Marina was so angry, and her words poured out so rapidly, that Lee was silent. Then she started to pack all her clothes in a suitcase. She was going to the Murrets’ until Ruth came.
He pushed her gently on the bed. “My God,” Lee said. “Out of such tiny things she makes such a fight. That’s women for you!”
“Ah, women again,” said Marina. “There’s not a woman who would stay with you more than one day. Any other woman would have run away the day after she married you.”
Lee took Marina’s clothes out of the suitcase and hung them back in the closet. She took them out and packed them again. “I’m the only one who’s fool enough to do it,” she went on. “I try to put up with you.
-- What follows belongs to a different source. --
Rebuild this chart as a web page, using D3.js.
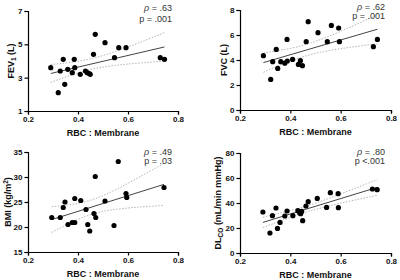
<!DOCTYPE html>
<html>
<head>
<meta charset="utf-8">
<script src="https://cdn.jsdelivr.net/npm/d3@7"></script>
<style>
  html, body { margin: 0; padding: 0; background: #fff; }
  svg { display: block; font-family: "Liberation Sans", Arial, sans-serif; }
  .tick text { font-weight: bold; font-size: 8px; fill: #111; }
  .axis path, .axis line { stroke: #000; stroke-width: 1.2; }
</style>
</head>
<body>
<svg id="chart" width="400" height="280"></svg>
<script>
// values (RBC : Membrane ratio vs. outcome)
const fev1Rbc = [0.291, 0.321, 0.329, 0.341, 0.347, 0.359, 0.377, 0.385, 0.387, 0.409, 0.430,
  0.437, 0.445, 0.449, 0.462, 0.469, 0.508, 0.546, 0.563, 0.592, 0.729, 0.746];
const fev1Vals = [3.6, 2.1, 3.4, 4.1, 2.6, 3.5, 3.3, 4.1, 3.6, 3.2, 3.4,
  3.3, 3.25, 3.2, 4.4, 5.6, 5.1, 4.2, 4.8, 4.8, 4.2, 4.1];

const fvcRbc = [0.293, 0.322, 0.330, 0.344, 0.350, 0.362, 0.378, 0.387, 0.388, 0.409, 0.432,
  0.440, 0.448, 0.463, 0.471, 0.510, 0.547, 0.563, 0.592, 0.595, 0.730, 0.746];
const fvcVals = [4.35, 2.45, 3.87, 4.85, 3.33, 3.87, 3.75, 5.65, 3.92, 4.05, 3.65,
  3.95, 3.55, 5.47, 7.07, 6.19, 5.47, 6.77, 6.56, 5.47, 5.07, 5.65];

const bmiRbc = [0.295, 0.329, 0.341, 0.348, 0.360, 0.377, 0.387, 0.387, 0.411, 0.432, 0.439,
  0.447, 0.464, 0.469, 0.471, 0.508, 0.544, 0.561, 0.592, 0.595, 0.744];
const bmiVals = [21.9, 21.9, 23.9, 25.0, 20.5, 20.9, 20.9, 25.7, 25.3, 23.5, 20.5,
  19.2, 22.7, 30.1, 21.9, 25.2, 20.3, 33.1, 26.7, 25.9, 27.9];

const dlcoRbc = [0.291, 0.319, 0.329, 0.343, 0.349, 0.359, 0.378, 0.387, 0.410, 0.430, 0.437,
  0.441, 0.445, 0.449, 0.462, 0.471, 0.507, 0.544, 0.559, 0.590, 0.591, 0.726, 0.745];
const dlcoVals = [32.8, 16.0, 29.9, 36.0, 19.7, 24.5, 29.6, 33.6, 29.9, 33.9, 32.3,
  31.5, 33.3, 25.9, 37.6, 41.1, 43.7, 36.5, 48.3, 47.5, 36.3, 51.2, 50.7];

const xTicks = [0.2, 0.4, 0.6, 0.8];
const fev1Ticks = [1, 3, 5, 7];
const fvcTicks = [0, 2, 4, 6, 8];
const bmiTicks = [15, 20, 25, 30, 35];
const dlcoTicks = [0, 20, 40, 60, 80];

const rhoLabels = ['.63', '.62', '.49', '.80'];
const pLabels = ['= .001', '= .001', '= .03', '<.001'];

// layout of the 2x2 grid
const panels = [
  { xs: fev1Rbc, ys: fev1Vals, ticks: fev1Ticks, x0: 28, x1: 178, y0: 11, y1: 111,
    label: [['FEV', ''], ['1', 'sub'], [' (L)', '']], labelX: 11, statY: 11, statGap: 11 },
  { xs: fvcRbc, ys: fvcVals, ticks: fvcTicks, x0: 240, x1: 391, y0: 10, y1: 110,
    label: [['FVC (L)', '']], labelX: 224, statY: 10, statGap: 8.5 },
  { xs: bmiRbc, ys: bmiVals, ticks: bmiTicks, x0: 28, x1: 178, y0: 152, y1: 252,
    label: [['BMI (kg/m', ''], ['2', 'sup'], [')', '']], labelX: 8, statY: 155, statGap: 9 },
  { xs: dlcoRbc, ys: dlcoVals, ticks: dlcoTicks, x0: 240, x1: 391, y0: 153, y1: 253,
    label: [['DL', ''], ['CO', 'sub'], [' (mL/min mmHg)', '']], labelX: 218, statY: 155, statGap: 9 }
];

const svg = d3.select('#chart');

// ordinary least squares + 95% confidence band of the mean
function regression(xs, ys) {
  const n = xs.length;
  const mx = d3.mean(xs), my = d3.mean(ys);
  let sxx = 0, sxy = 0;
  xs.forEach((x, i) => { sxx += (x - mx) ** 2; sxy += (x - mx) * (ys[i] - my); });
  const b = sxy / sxx, a = my - b * mx;
  let sse = 0;
  xs.forEach((x, i) => { sse += (ys[i] - a - b * x) ** 2; });
  const s = Math.sqrt(sse / (n - 2));
  const t = 2.09;
  const band = x => t * s * Math.sqrt(1 / n + (x - mx) ** 2 / sxx);
  return { fit: x => a + b * x, band };
}

panels.forEach((p, i) => {
  const x = d3.scaleLinear().domain([0.2, 0.8]).range([p.x0, p.x1]);
  const y = d3.scaleLinear().domain(d3.extent(p.ticks)).range([p.y1, p.y0]);
  const g = svg.append('g');

  // regression line and dotted CI curves
  const reg = regression(p.xs, p.ys);
  const [lo, hi] = d3.extent(p.xs);
  const grid = d3.range(0, 41).map(k => lo + (hi - lo) * k / 40);
  const line = d3.line().x(d => x(d[0])).y(d => y(d[1]));

  g.append('path')
    .attr('d', line(grid.map(v => [v, reg.fit(v) + reg.band(v)])))
    .attr('fill', 'none').attr('stroke', '#aaa').attr('stroke-width', 0.9)
    .attr('stroke-dasharray', '1.5,1.5');
  g.append('path')
    .attr('d', line(grid.map(v => [v, reg.fit(v) - reg.band(v)])))
    .attr('fill', 'none').attr('stroke', '#aaa').attr('stroke-width', 0.9)
    .attr('stroke-dasharray', '1.5,1.5');
  g.append('path')
    .attr('d', line([[lo, reg.fit(lo)], [hi, reg.fit(hi)]]))
    .attr('fill', 'none').attr('stroke', '#444').attr('stroke-width', 1);

  // points
  g.selectAll('circle')
    .data(p.xs.map((v, k) => [v, p.ys[k]]))
    .enter().append('circle')
    .attr('cx', d => x(d[0]))
    .attr('cy', d => y(d[1]))
    .attr('r', 2.6)
    .attr('fill', '#000');

  // axes
  g.append('g').attr('class', 'axis')
    .attr('transform', `translate(0,${p.y1})`)
    .call(d3.axisBottom(x).tickValues(xTicks).tickFormat(d3.format('.1f')).tickSize(3.5).tickPadding(2));
  g.append('g').attr('class', 'axis')
    .attr('transform', `translate(${p.x0},0)`)
    .call(d3.axisLeft(y).tickValues(p.ticks).tickFormat(d3.format('d')).tickSize(3.5).tickPadding(2));
  g.selectAll('.axis .domain').attr('stroke-width', 1.3);

  // axis titles
  g.append('text')
    .attr('x', (p.x0 + p.x1) / 2)
    .attr('y', p.y1 + 25)
    .attr('text-anchor', 'middle')
    .attr('font-size', 9).attr('font-weight', 'bold').attr('fill', '#111')
    .text('RBC : Membrane');

  const yl = g.append('text')
    .attr('transform', `translate(${p.labelX},${(p.y0 + p.y1) / 2}) rotate(-90)`)
    .attr('text-anchor', 'middle')
    .attr('dy', '0.35em')
    .attr('font-size', 9).attr('font-weight', 'bold').attr('fill', '#111');
  p.label.forEach(([str, kind]) => {
    const ts = yl.append('tspan').text(str);
    if (kind === 'sub') ts.attr('font-size', 6.5).attr('dy', 2);
    if (kind === 'sup') ts.attr('font-size', 6.5).attr('dy', -3.5);
  });
  // reset baseline after shifted tspans
  yl.selectAll('tspan').each(function(d, k) {
    const kind = p.label[k][1];
    const prev = k > 0 ? p.label[k - 1][1] : '';
    if (!kind && prev === 'sub') d3.select(this).attr('dy', -2);
    if (!kind && prev === 'sup') d3.select(this).attr('dy', 3.5);
  });

  // correlation stats
  const sx = p.x1 - 6;
  const rho = g.append('text')
    .attr('x', sx).attr('y', p.statY)
    .attr('text-anchor', 'end')
    .attr('font-size', 9).attr('fill', '#333');
  rho.append('tspan').attr('font-style', 'italic').text('ρ');
  rho.append('tspan').text(' = ' + rhoLabels[i]);
  g.append('text')
    .attr('x', sx).attr('y', p.statY + p.statGap)
    .attr('text-anchor', 'end')
    .attr('font-size', 9).attr('fill', '#333')
    .text('p ' + pLabels[i]);
});
</script>
</body>
</html>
And the whole time you’re giving me hell and saying I never ‘support’ you. What on earth do you mean by that? That I ought to carry you in my arms? With a normal man it would be the other way around. He would carry his wife in his arms.”
“I can carry you in my arms,” Lee said and started to lift her.
She pulled away from him and kept on packing, while Lee tried to soothe her and begged her not to leave.
“Alka,” she said, “what is it, what more do you want from me? Never again say to me that I ‘never support you.’ I can’t even bear to hear those words. I do more for you than I should and more than I can.”
Lee tried to calm her. He apologized. He had not meant to make her angry, he said. He offered to give back the money she had won at cards, but Marina refused to touch it.
“Go choke on your lousy money.”
After she had packed and been unpacked twice, Lee kissed her, and she finally quieted down. She went to bed, and Lee disappeared into the bathroom to read. Later, he stole into the bedroom and asked if he might lie down.
“Unhappily, I have no choice,” she said.
He crept cautiously into bed, afraid to take up an extra inch. Then he got bolder and asked if he might move over a little.
“No,” she said. “Go sleep on the floor.” But after a few minutes she weakened and moved over.